My feelings for Arsenal are pulling against each other at the moment. They’re a fascinating collection of something, they play in a style I love, and I’ve reached the point where I’m so annoyed by the clearly-real-in-some-form underground pressure on Wenger that I may be seeing it where it doesn’t exist. That said, seeing them go through an unambiguous collapse would in some ways be a purer experience of who they are this season than sitting through another run of last-ditch restitutions, which puts me in the strange position of liking them and therefore wanting them to lose. Also, and this would be true of any really big team, there’s a certain pleasure, almost a relief, in watching them crack up, in exactly the same way that there’s a tiny anarchic thrill in the news that some famous old painting has been lost, even if you generally mourn it. It clears a space. Having that feeling stifled is frustrating, even when your principles demand it.
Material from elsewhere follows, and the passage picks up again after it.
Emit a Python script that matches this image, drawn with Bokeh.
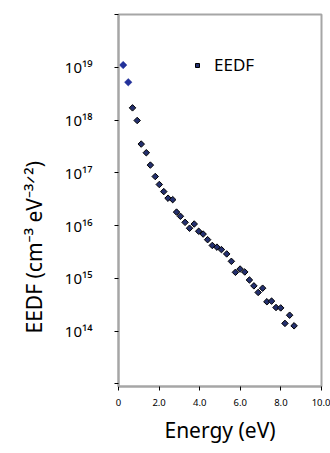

Also, and I may be the only person who feels this way, I find myself resenting what they did to William Gallas. I’m less and less inclined to blame Gallas for anything he did as captain and more inclined to blame Wenger for making him captain in the first place. Gallas was always an intensely crazy player who should never have been submitted to the code of stern morals that goes along with a captaincy. Once he was asked to see the world that way it was only a matter of time before the straight lines were going to go snaky. Now he looks admonished where he used to look triumphantly sullen, and I miss the old version even if I couldn’t exactly lay out for a Sophoclean chorus why anything he did was defensible.
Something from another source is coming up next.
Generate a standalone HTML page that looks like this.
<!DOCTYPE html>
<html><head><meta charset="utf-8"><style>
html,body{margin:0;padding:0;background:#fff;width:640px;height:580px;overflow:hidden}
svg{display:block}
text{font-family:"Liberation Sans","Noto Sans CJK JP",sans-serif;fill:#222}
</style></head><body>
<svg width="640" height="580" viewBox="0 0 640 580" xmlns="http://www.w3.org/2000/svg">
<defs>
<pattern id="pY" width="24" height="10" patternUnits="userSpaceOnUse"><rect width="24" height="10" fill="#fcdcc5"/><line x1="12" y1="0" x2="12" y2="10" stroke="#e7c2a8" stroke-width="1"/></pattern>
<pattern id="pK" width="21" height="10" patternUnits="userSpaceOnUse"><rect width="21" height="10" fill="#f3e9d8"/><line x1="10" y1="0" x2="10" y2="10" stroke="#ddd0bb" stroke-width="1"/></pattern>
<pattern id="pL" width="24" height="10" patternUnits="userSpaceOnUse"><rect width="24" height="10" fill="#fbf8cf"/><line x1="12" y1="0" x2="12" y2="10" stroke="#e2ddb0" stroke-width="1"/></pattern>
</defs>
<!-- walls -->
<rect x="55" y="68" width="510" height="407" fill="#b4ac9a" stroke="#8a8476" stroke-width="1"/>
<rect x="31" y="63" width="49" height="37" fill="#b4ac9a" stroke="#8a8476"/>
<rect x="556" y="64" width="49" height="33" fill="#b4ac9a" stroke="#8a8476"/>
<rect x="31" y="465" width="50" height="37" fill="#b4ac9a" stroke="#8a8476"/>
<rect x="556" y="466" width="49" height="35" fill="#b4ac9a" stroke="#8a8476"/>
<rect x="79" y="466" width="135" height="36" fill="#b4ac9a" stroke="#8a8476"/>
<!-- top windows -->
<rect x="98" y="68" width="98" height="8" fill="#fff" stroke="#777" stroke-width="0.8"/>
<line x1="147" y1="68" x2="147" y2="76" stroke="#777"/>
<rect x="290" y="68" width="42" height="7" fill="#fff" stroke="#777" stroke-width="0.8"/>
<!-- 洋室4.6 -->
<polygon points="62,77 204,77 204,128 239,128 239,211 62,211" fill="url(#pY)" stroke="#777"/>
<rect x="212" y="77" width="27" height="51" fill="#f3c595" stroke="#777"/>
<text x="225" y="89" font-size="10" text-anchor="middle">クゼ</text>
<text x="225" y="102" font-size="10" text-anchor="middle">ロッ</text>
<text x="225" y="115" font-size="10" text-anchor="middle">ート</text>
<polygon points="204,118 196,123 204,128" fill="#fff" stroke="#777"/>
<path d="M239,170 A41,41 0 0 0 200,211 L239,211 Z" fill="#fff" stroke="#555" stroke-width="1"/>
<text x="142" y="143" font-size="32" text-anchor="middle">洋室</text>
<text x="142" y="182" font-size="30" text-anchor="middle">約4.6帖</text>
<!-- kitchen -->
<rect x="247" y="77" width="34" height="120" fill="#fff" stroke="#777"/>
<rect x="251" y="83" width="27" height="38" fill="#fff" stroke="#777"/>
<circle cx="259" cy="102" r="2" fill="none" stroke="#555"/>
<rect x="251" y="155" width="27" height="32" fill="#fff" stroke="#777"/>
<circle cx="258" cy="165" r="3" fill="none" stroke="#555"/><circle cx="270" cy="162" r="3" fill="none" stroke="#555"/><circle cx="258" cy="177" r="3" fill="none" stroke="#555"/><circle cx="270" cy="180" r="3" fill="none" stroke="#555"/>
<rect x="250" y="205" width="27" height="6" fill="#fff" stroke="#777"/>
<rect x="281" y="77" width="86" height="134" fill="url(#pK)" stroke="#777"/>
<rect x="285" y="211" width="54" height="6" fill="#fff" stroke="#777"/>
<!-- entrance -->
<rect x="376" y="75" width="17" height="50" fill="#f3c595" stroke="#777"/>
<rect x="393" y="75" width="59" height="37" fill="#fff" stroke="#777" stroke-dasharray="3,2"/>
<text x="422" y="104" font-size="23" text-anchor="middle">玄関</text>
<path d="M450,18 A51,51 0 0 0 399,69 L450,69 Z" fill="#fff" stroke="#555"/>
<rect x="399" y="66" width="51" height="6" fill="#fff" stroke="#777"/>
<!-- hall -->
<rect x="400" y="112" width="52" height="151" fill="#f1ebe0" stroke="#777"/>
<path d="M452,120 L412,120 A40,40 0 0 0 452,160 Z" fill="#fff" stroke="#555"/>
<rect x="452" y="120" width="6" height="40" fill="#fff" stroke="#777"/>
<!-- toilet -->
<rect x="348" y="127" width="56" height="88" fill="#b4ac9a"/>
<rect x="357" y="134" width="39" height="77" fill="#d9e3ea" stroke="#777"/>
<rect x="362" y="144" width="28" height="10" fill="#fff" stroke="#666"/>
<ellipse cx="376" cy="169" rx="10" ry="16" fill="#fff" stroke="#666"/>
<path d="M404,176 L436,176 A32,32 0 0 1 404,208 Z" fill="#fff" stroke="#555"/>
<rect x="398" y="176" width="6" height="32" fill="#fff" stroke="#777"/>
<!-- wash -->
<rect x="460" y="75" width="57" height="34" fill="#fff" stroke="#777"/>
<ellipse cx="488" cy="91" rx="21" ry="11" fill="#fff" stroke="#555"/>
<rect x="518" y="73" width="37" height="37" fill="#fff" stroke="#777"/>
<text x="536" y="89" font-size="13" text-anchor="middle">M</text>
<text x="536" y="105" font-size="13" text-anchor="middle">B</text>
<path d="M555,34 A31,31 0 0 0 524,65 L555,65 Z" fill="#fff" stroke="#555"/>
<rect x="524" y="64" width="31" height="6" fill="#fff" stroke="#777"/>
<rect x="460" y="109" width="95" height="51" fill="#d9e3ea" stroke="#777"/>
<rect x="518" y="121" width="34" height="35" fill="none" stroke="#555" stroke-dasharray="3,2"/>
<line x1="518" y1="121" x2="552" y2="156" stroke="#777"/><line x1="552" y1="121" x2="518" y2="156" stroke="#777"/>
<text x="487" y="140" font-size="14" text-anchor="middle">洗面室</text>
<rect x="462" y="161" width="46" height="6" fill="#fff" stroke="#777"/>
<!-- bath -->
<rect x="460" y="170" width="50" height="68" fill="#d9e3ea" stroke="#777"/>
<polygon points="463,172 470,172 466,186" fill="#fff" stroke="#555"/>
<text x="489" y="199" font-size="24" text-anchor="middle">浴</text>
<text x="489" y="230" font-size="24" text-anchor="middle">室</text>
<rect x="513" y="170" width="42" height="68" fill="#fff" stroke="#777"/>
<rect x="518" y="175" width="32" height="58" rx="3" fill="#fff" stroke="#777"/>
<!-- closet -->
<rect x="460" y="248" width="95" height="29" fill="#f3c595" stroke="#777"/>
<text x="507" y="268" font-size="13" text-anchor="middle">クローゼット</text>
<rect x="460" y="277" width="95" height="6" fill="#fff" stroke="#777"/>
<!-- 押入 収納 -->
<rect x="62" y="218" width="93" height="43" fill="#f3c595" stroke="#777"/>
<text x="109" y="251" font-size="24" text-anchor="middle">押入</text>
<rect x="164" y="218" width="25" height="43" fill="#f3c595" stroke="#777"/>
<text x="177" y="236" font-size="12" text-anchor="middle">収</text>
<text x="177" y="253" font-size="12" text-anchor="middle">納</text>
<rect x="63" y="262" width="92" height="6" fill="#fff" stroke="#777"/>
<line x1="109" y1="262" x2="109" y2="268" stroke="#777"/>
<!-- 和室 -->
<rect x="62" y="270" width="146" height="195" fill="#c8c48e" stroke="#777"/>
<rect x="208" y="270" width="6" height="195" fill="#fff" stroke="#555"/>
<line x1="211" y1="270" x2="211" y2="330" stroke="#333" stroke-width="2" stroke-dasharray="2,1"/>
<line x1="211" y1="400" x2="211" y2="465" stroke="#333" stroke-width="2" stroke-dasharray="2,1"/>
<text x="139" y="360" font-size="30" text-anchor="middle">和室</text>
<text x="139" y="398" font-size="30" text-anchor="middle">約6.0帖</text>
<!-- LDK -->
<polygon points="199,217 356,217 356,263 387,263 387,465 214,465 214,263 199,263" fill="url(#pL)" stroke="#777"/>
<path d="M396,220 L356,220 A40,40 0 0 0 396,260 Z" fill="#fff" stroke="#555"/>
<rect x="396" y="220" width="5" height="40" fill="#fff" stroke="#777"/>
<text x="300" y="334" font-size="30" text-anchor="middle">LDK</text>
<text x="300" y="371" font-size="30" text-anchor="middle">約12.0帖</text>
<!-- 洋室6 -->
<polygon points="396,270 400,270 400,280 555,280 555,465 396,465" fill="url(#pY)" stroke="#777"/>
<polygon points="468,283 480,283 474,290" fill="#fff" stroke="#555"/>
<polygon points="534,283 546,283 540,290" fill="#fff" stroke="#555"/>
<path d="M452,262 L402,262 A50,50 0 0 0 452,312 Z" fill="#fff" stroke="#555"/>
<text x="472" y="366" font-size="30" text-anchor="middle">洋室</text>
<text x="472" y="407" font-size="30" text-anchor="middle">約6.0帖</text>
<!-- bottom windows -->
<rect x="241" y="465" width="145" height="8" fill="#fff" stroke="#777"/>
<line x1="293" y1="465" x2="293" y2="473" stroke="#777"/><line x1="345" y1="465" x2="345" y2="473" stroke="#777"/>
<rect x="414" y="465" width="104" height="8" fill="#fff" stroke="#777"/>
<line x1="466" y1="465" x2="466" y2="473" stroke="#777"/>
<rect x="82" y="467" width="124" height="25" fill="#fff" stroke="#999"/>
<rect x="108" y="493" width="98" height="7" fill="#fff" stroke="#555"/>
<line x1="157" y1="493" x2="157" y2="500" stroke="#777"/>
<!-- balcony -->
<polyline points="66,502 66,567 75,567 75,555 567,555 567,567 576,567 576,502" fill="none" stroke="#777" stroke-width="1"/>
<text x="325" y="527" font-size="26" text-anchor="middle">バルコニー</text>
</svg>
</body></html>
At any rate, watching the comeback at Stamford Bridge this afternoon was an unexpectedly weird experience, made more so by the fact that it was van Persie, Gallas’s probable bête noire, who did all the scoring. Chelsea are not themselves lacking in the department of major significance, but I couldn’t help but feel I was watching some sort of intra-Arsenal trial by combat, in which the right side won (as ordained, etc.), and I kind of wished it hadn’t. At the same time, the fact that even now Arsenal refuses to run down the clock or play defensively at the end of a match gives me a contradictory twinge of affection. I can’t decide if I feel guilty of being proud of them or proud that they’re making me feel guilty.
Otherwise: Big Phil’s gargantuan track suit and Arsène Wenger’s impossibly puffy coat could have an intriguing battle of their own, in the tradition of Godzilla v. Mothra. They both look like they could probably move under their own power anyway.
It was nice to see Stoch making his debut for Chelsea. Wait, who? Anyway, Bendtner must have enjoyed it. I think I saw him complimenting the kid’s haircut after the game.
The Djourou own goal was just a thing that happened. It doesn’t require analysis, the way random droplets of rain landing on your window don’t require a bowl or a fish.